1. IP layer creates a packet addressed to 192.168.2.20.
2. ARP resolves the MAC address of the default gateway (192.168.1.1).
3. NIC builds an Ethernet frame with destination MAC = router’s MAC.
4. The router receives the frame, strips the Ethernet header, examines the IP header, and forwards the packet out eth1 after performing ARP for the printer’s MAC.
5. The printer replies using the same process in reverse.

Routing concepts (optional depth for advanced learners)

• Static routing: Administrator manually enters routes into the routing table.
• Dynamic routing protocols (e.g., RIP, OSPF) automatically exchange route information. Not required for IGCSE but useful background.

5. End‑to‑end communication flow (simplified)
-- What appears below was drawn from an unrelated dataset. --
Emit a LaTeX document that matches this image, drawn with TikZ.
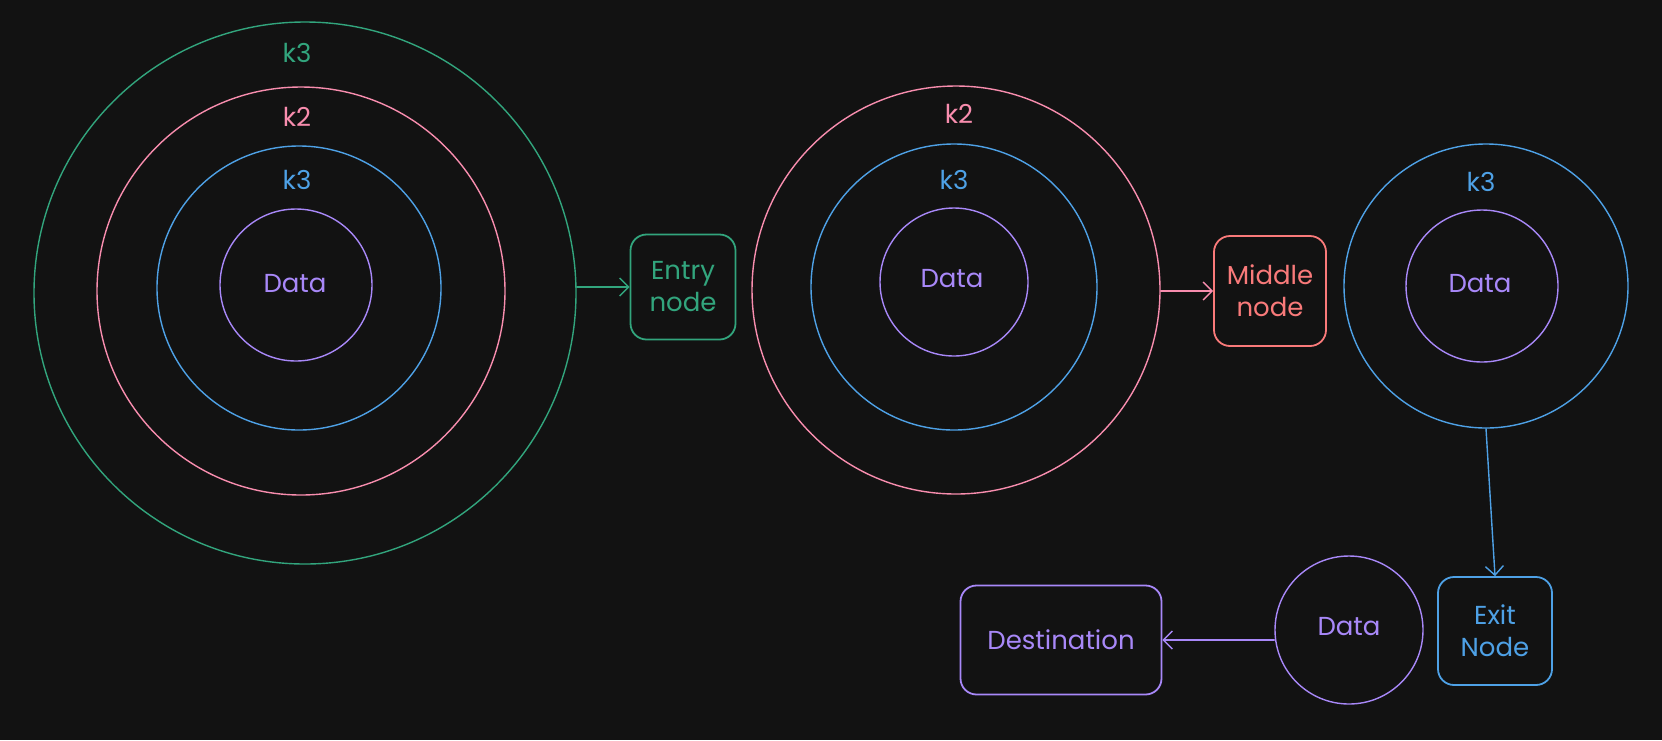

1. Application creates data → Transport layer (TCP/UDP) adds its header.
2. Network layer adds source and destination IP addresses → IP packet.
3. If the destination is on a different subnet, the packet is sent to the default gateway.
4. ARP (if needed) resolves the gateway’s IP to a MAC address.
5. NIC builds an Ethernet frame: [Dest MAC][Src MAC][Type][Payload][CRC].
6. Switches forward the frame based on the destination MAC; routers replace the Ethernet header when moving the packet between subnets.
7. At the receiver, the process is reversed: Ethernet header removed → IP header examined → transport header processed → application data delivered.

6. Example tables

MAC‑address table (typical switch)

Port	Device	MAC Address (hex)	OUI (Manufacturer)
1	Desktop PC	00:1A:2B:3C:4D:5E	Intel
2	Laptop (Wi‑Fi)	3C:5A:37:9F:12:8B	Qualcomm Atheros
3	Network Printer	AC:DE:48:77:99:00	Realtek
4	Router (LAN side)	00:0C:29:4F:AA:BB	VMware

IP address allocation example

Device	IP Address	Allocation	Notes
Desktop PC	192.168.1.10	Static	Server for classroom resources
Laptop	192.168.1.23	DHCP	Obtained from router
Printer	192.168.1.50	Static (reserved)	Reserved in DHCP pool
Router (WAN)	203.0.113.5	Static (ISP‑provided)	Public address

7. Common misconceptions

• MAC vs. IP address: MAC addresses work only on the local segment (Layer 2) and never change; IP addresses work across networks (Layer 3) and can be reassigned.
• Changing a MAC address: “MAC spoofing” changes the address reported by the operating system, but the physical NIC still contains its factory‑programmed address.
• Uniqueness: The OUI guarantees that manufacturers allocate unique device‑specific portions; duplicate MACs cause collisions and network errors.
• Routers vs. switches: Switches operate at Layer 2 using MAC addresses; routers operate at Layer 3 using IP addresses and the default gateway concept.
• Subnet masks: A subnet mask is not optional – it tells a device which part of the IP address is the network and which part is the host.

8. Summary

A Network Interface Card is the essential hardware that connects a computer to a network, handling both physical‑layer signalling and data‑link‑layer framing. Each NIC carries a unique MAC address (48‑bit or, rarely, 64‑bit) that switches use to forward Ethernet frames. IP addresses provide a logical, routable identifier; IPv4 and IPv6 differ in size and notation, and subnet masks (or CIDR) define the size of the network. Private IPv4 ranges are used inside homes and schools, while DHCP automatically supplies IP configuration. Routers operate at OSI Layer 3, use routing tables and a default gateway to move packets between different networks, and often provide NAT, DHCP, DNS forwarding and basic firewall services. Understanding NICs, MAC addresses, IP addressing and routing forms the foundation for all further study of networking and security in the Cambridge IGCSE curriculum.